Short task. Go through the records and extract every line with the word "this".
______________________________
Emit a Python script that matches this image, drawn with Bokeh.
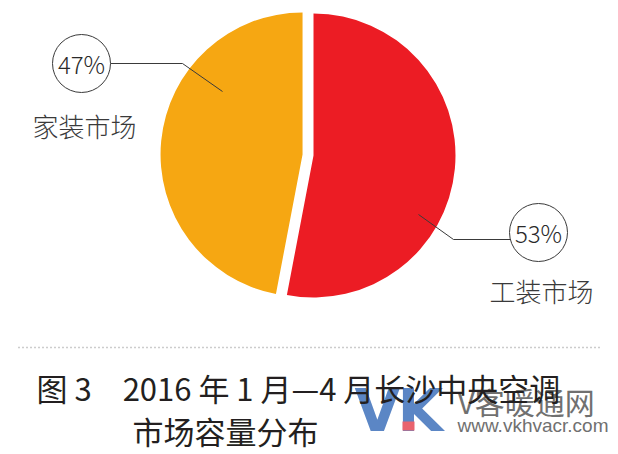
import math
from bokeh.plotting import figure
from bokeh.models import Range1d, Label, ColumnDataSource
from bokeh.embed import file_html
from bokeh.resources import INLINE

# ---- data ----
categories = ["工装市场", "家装市场"]
shares = [53, 47]
share_labels = ["53%", "47%"]
colors = ["#ec1c24", "#f6a712"]

title_line1 = "图 3　2016 年 1 月—4 月长沙中央空调"
title_line2 = "市场容量分布"

# ---- layout (pixel coords; data y = 454 - pixel y) ----
W, H = 618, 454
def Y(py):
    return H - py

p = figure(width=W, height=H, output_backend="svg", toolbar_location=None,
           x_range=Range1d(0, W), y_range=Range1d(0, H),
           x_axis_location=None, y_axis_location=None, min_border=0,
           outline_line_color=None, background_fill_color="white",
           border_fill_color="white")
p.grid.visible = False

# pie
cx, cy, R = 313, Y(155), 142
explode = [0, 11]
total = float(sum(shares))
starts, ends, xs, ys = [], [], [], []
a = math.pi / 2
for s, ex in zip(shares, explode):
    e = a - 2 * math.pi * s / total
    mid = (a + e) / 2
    starts.append(a)
    ends.append(e)
    xs.append(cx + ex * math.cos(mid))
    ys.append(cy + ex * math.sin(mid))
    a = e
src = ColumnDataSource(dict(x=xs, y=ys, start=starts, end=ends, color=colors,
                            cat=categories, share=shares))
p.wedge(x="x", y="y", radius=R, radius_units="screen", start_angle="start",
        end_angle="end", direction="clock", fill_color="color", line_color=None,
        source=src)

# labels layout
circle_pos = [(538, 232), (81, 63)]
name_pos = [(541, 290), (84, 125)]
leaders = [[(418, 214), (453, 239), (510, 239)],
           [(222, 91), (182, 63), (110, 63)]]
lc = "#3a3a3a"
light = "Noto Sans CJK SC Light"
for i in range(len(categories)):
    pts = leaders[i]
    p.line([q[0] for q in pts], [Y(q[1]) for q in pts], line_color=lc, line_width=1)
    ccx, ccy = circle_pos[i]
    p.scatter([ccx], [Y(ccy)], size=58, marker="circle", fill_color="white",
              line_color=lc, line_width=1)
    p.add_layout(Label(x=ccx, y=Y(ccy), text=share_labels[i], text_align="center",
                       text_baseline="middle", text_font=light,
                       text_font_size="24px", text_color="#2a2a2a"))
    nx, ny = name_pos[i]
    p.add_layout(Label(x=nx, y=Y(ny), text=categories[i], text_align="center",
                       text_baseline="middle", text_font=light,
                       text_font_size="26px", text_color=lc))

# dotted separator
p.line([18, 600], [Y(347), Y(347)], line_color="#9a9a9a", line_width=1.5,
       line_dash="1 3")

# watermark
wm_blue = "#5b86c5"
p.add_layout(Label(x=354, y=Y(410), text="V", text_align="left",
                   text_baseline="alphabetic", text_font="DejaVu Sans",
                   text_font_style="bold", text_font_size="59px",
                   text_color=wm_blue))
p.add_layout(Label(x=397, y=Y(410), text="K", text_align="left",
                   text_baseline="alphabetic", text_font="DejaVu Sans",
                   text_font_style="bold", text_font_size="59px",
                   text_color=wm_blue))
pink = p.quad(left=[402], right=[414], bottom=[Y(430)], top=[Y(421)],
              fill_color="#e9636e", line_color=None)
pink.level = "overlay"
p.add_layout(Label(x=457, y=Y(400), text="V客暖通网", text_align="left",
                   text_baseline="middle", text_font="Noto Sans CJK SC",
                   text_font_size="30px", text_color="#707070"))
p.add_layout(Label(x=457, y=Y(425), text="www.vkhvacr.com", text_align="left",
                   text_baseline="middle", text_font="Liberation Sans",
                   text_font_size="19px", text_color="#707070"))

# caption
p.add_layout(Label(x=36, y=Y(387), text=title_line1, text_align="left",
                   text_baseline="middle", text_font="Noto Sans CJK SC",
                   text_font_size="31px", text_color="#231f20"))
p.add_layout(Label(x=132, y=Y(430), text=title_line2, text_align="left",
                   text_baseline="middle", text_font="Noto Sans CJK SC",
                   text_font_size="31px", text_color="#231f20"))

open("out.html", "w").write(file_html(p, INLINE))
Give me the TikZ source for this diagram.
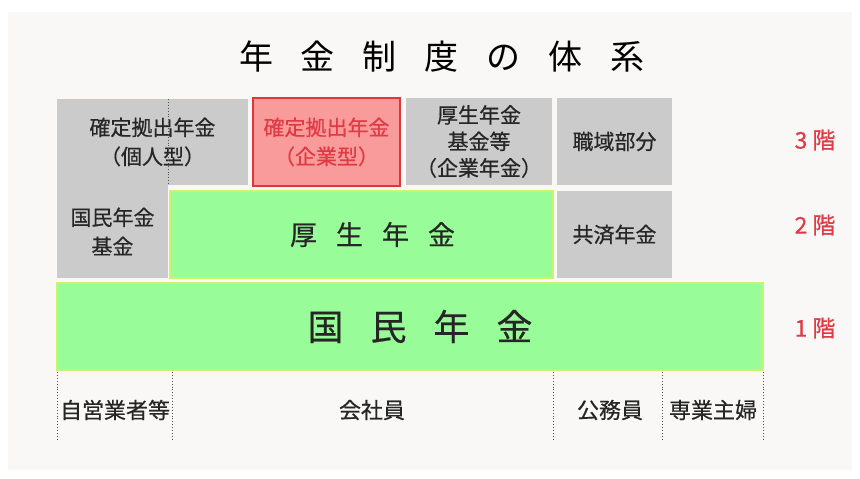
\documentclass[tikz,border=0pt]{standalone}
\usepackage{fontspec}
\newfontfamily\jp{Noto Sans CJK JP}
\newfontfamily\jpm[FakeBold=0.5]{Noto Sans CJK JP}
\definecolor{bgc}{HTML}{F9F8F7}
\definecolor{grayfill}{HTML}{CBCBCB}
\definecolor{greenfill}{HTML}{98FC98}
\definecolor{greenline}{HTML}{C8F56A}
\definecolor{redfill}{HTML}{F99B9B}
\definecolor{redline}{HTML}{E0363A}
\definecolor{redtext}{HTML}{E03A44}
\definecolor{txt}{HTML}{262626}
\tikzset{
  base/.style={inner sep=0pt, outer sep=0pt, align=center, text=txt, font=\jpm\fontsize{21}{29}\selectfont},
  graybox/.style={base, fill=grayfill},
  redbox/.style={base, fill=redfill, draw=redline, line width=1.2pt, text=redtext},
  greenbox/.style={base, fill=greenfill, draw=greenline, line width=1.5pt},
  floor/.style={inner sep=0pt, text=redtext, font=\jpm\fontsize{23}{26}\selectfont},
  who/.style={inner sep=0pt, text=txt, font=\jpm\fontsize{22}{24}\selectfont},
  divider/.style={draw=txt!80, line width=0.9pt, dotted}
}
\begin{document}
\begin{tikzpicture}[x=1pt,y=-1pt]
\useasboundingbox (0,0) rectangle (860,479);
\fill[white] (0,0) rectangle (860,479);
\fill[bgc] (8,12) rectangle (852,470);

% title
\node[inner sep=0pt, text=black, font=\jp\fontsize{34}{36}\selectfont] (title) at (442,57)
  {年\hspace{28pt}金\hspace{28pt}制\hspace{28pt}度\hspace{28pt}の\hspace{28pt}体\hspace{28pt}系};

% 3rd floor
\node[graybox, minimum width=191pt, minimum height=86pt, anchor=north west] (kojin) at (57,99)
  {確定拠出年金\\（個人型）};
\node[redbox, minimum width=147pt, minimum height=88pt, anchor=north west] (kigyo) at (253,98)
  {確定拠出年金\\（企業型）};
\node[graybox, minimum width=146pt, minimum height=87pt, anchor=north west,
      font=\jpm\fontsize{21}{26.5}\selectfont] (kikin) at (406,98)
  {厚生年金\\基金等\\（企業年金）};
\node[graybox, minimum width=115pt, minimum height=87pt, anchor=north west] (shokuiki) at (557,98)
  {職域部分};

% 2nd floor
\node[graybox, minimum width=111pt, minimum height=93pt, anchor=north west] (kokukikin) at (57,185)
  {国民年金\\基金};
\node[greenbox, minimum width=383pt, minimum height=87pt, anchor=north west,
      font=\jpm\fontsize{27}{30}\selectfont] (kosei) at (170,191)
  {\hspace{22pt}厚\hspace{19pt}生\hspace{19pt}年\hspace{19pt}金};
\node[graybox, minimum width=115pt, minimum height=87pt, anchor=north west] (kyosai) at (557,191)
  {共済年金};

% 1st floor
\node[greenbox, minimum width=706pt, minimum height=87pt, anchor=north west,
      font=\jpm\fontsize{36}{40}\selectfont] (kokumin) at (57,283)
  {\hspace{20pt}国\hspace{27pt}民\hspace{27pt}年\hspace{27pt}金};

% dotted line inside the individual-type box
\coordinate (dA) at (168,99);
\coordinate (dB) at (168,185);
\draw[divider] (dA) -- (dB);

% floor labels
\node[floor] (f3) at (815,140) {3\hspace{5pt}階};
\node[floor] (f2) at (815,225) {2\hspace{5pt}階};
\node[floor] (f1) at (815,328) {1\hspace{5pt}階};

% dividers below
\foreach \i/\xx in {1/57,2/172,3/553,4/662,5/763}{
  \coordinate (t\i) at (\xx,372);
  \coordinate (b\i) at (\xx,440);
  \draw[divider] (t\i) -- (b\i);
}

% groups
\node[who] (jiei) at (115,410) {自営業者等};
\node[who] (kaisha) at (372,410) {会社員};
\node[who] (komu) at (610,410) {公務員};
\node[who] (sengyo) at (713,410) {専業主婦};
\end{tikzpicture}
\end{document}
______________________________
Complete output.
Emit a Python script that matches this image, drawn with Bokeh.
Give me the TikZ source for this diagram.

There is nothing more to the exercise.